All lines from the beginning of the listing through the line with "Up in km/s)" are to be copied word for word; the pictures are not.

>> BEGIN

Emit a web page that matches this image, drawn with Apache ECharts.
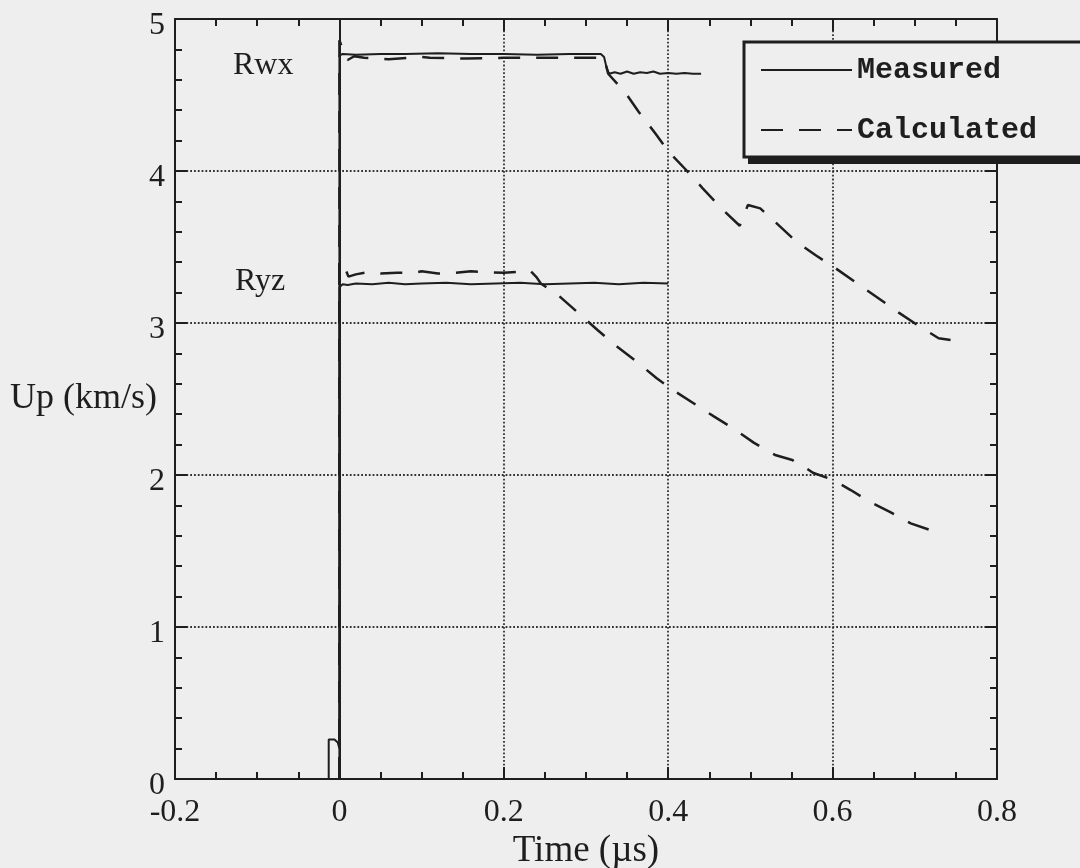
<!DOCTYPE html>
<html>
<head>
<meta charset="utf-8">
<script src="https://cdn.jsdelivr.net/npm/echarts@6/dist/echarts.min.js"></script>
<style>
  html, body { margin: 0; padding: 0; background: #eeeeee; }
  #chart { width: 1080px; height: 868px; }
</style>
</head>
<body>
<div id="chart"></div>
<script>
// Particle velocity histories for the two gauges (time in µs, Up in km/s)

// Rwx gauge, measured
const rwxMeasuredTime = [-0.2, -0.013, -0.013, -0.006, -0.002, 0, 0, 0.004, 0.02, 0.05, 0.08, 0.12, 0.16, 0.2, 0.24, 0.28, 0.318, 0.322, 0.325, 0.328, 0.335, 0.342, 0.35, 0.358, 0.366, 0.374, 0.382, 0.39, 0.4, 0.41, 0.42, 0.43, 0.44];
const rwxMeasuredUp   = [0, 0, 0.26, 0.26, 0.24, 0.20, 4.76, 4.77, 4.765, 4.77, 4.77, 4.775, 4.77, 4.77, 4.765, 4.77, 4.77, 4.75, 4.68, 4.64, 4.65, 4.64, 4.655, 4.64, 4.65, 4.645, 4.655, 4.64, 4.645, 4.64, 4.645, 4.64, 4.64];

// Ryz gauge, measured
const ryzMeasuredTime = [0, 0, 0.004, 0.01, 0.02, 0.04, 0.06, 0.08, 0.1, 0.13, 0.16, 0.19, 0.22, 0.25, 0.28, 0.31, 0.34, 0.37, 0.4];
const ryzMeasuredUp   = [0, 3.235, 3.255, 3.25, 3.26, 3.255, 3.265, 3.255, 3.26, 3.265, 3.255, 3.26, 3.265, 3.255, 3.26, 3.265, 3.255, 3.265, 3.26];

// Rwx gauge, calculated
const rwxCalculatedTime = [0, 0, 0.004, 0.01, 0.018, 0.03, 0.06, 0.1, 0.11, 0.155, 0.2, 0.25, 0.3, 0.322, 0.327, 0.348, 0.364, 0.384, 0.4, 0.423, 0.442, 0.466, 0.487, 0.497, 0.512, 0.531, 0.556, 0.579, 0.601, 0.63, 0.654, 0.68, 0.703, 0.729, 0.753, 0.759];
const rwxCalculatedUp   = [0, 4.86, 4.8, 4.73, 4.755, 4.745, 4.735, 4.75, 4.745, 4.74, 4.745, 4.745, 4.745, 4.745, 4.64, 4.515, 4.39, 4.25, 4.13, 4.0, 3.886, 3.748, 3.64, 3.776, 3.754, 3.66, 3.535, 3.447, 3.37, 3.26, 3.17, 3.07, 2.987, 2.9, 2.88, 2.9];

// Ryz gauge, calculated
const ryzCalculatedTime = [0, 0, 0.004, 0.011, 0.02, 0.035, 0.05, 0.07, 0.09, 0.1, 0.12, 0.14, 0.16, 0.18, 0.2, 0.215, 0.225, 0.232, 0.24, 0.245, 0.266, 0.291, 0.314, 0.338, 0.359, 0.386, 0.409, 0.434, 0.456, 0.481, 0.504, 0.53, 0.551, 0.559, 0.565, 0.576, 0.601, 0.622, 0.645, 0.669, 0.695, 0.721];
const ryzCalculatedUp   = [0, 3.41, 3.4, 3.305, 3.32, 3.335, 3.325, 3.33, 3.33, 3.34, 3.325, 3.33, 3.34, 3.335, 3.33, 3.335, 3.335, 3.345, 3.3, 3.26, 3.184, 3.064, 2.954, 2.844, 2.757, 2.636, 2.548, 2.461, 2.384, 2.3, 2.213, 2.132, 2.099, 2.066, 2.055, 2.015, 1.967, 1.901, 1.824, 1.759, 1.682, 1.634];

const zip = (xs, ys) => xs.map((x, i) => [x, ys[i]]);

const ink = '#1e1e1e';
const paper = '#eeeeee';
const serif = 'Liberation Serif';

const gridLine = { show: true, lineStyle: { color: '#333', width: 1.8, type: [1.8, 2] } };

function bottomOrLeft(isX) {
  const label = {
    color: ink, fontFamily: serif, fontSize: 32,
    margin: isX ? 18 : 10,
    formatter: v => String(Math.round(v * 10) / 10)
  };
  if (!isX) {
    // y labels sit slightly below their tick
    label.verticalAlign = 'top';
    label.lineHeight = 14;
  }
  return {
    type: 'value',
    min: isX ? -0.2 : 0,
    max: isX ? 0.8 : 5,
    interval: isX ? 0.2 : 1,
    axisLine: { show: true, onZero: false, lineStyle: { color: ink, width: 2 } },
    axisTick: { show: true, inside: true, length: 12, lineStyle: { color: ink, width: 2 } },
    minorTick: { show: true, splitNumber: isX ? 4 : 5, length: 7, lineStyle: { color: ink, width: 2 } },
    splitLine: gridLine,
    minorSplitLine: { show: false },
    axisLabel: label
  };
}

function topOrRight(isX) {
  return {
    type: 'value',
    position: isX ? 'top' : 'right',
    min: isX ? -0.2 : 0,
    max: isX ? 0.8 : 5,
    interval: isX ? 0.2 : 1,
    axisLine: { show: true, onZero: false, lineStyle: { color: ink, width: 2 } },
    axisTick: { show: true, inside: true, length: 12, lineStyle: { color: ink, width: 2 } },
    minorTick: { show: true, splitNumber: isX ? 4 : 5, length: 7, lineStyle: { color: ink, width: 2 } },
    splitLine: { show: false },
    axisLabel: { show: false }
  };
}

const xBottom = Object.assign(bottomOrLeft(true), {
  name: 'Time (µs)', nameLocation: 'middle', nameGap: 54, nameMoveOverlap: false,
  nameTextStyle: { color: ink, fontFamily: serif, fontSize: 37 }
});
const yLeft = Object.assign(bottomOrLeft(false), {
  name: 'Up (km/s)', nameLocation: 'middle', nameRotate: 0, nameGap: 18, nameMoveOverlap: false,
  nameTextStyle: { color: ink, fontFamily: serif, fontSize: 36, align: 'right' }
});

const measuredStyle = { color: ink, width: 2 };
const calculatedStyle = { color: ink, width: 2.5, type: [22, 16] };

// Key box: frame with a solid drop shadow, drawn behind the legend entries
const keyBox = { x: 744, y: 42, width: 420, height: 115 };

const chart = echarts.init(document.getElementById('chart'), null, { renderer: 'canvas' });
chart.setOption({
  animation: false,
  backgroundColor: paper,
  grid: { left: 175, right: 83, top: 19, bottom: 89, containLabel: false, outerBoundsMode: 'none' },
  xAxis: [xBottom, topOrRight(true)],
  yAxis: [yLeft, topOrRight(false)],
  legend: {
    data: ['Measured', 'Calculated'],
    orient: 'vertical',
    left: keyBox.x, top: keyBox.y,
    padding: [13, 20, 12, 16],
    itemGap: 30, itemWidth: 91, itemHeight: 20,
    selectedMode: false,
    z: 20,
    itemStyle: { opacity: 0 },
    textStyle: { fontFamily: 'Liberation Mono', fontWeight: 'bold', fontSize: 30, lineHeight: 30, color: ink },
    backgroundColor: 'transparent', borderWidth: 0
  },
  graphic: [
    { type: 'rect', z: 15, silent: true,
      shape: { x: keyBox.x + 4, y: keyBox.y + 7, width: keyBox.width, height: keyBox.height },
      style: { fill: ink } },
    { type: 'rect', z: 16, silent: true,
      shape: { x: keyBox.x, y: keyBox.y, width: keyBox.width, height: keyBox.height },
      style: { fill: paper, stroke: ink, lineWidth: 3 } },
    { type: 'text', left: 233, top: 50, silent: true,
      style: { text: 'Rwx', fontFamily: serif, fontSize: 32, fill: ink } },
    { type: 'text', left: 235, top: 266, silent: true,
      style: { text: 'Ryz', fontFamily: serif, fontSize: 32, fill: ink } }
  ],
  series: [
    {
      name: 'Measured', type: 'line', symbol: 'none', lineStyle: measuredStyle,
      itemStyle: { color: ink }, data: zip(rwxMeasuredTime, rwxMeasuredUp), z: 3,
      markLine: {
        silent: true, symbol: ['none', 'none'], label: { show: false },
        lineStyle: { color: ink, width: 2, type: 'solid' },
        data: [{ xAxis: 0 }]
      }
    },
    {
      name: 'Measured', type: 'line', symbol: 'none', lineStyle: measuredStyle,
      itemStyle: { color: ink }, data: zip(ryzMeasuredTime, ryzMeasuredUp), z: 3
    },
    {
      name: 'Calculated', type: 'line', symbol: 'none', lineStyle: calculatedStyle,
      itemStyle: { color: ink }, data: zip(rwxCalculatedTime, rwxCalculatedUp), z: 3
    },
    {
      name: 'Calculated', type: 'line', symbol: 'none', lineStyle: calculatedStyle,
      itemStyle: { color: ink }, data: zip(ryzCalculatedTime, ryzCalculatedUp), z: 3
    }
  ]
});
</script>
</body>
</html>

>> END

» **Response to this exercise**:
Emit a web page that matches this image, drawn with Apache ECharts.
<!DOCTYPE html>
<html>
<head>
<meta charset="utf-8">
<script src="https://cdn.jsdelivr.net/npm/echarts@6/dist/echarts.min.js"></script>
<style>
  html, body { margin: 0; padding: 0; background: #eeeeee; }
  #chart { width: 1080px; height: 868px; }
</style>
</head>
<body>
<div id="chart"></div>
<script>
// Particle velocity histories for the two gauges (time in µs, Up in km/s)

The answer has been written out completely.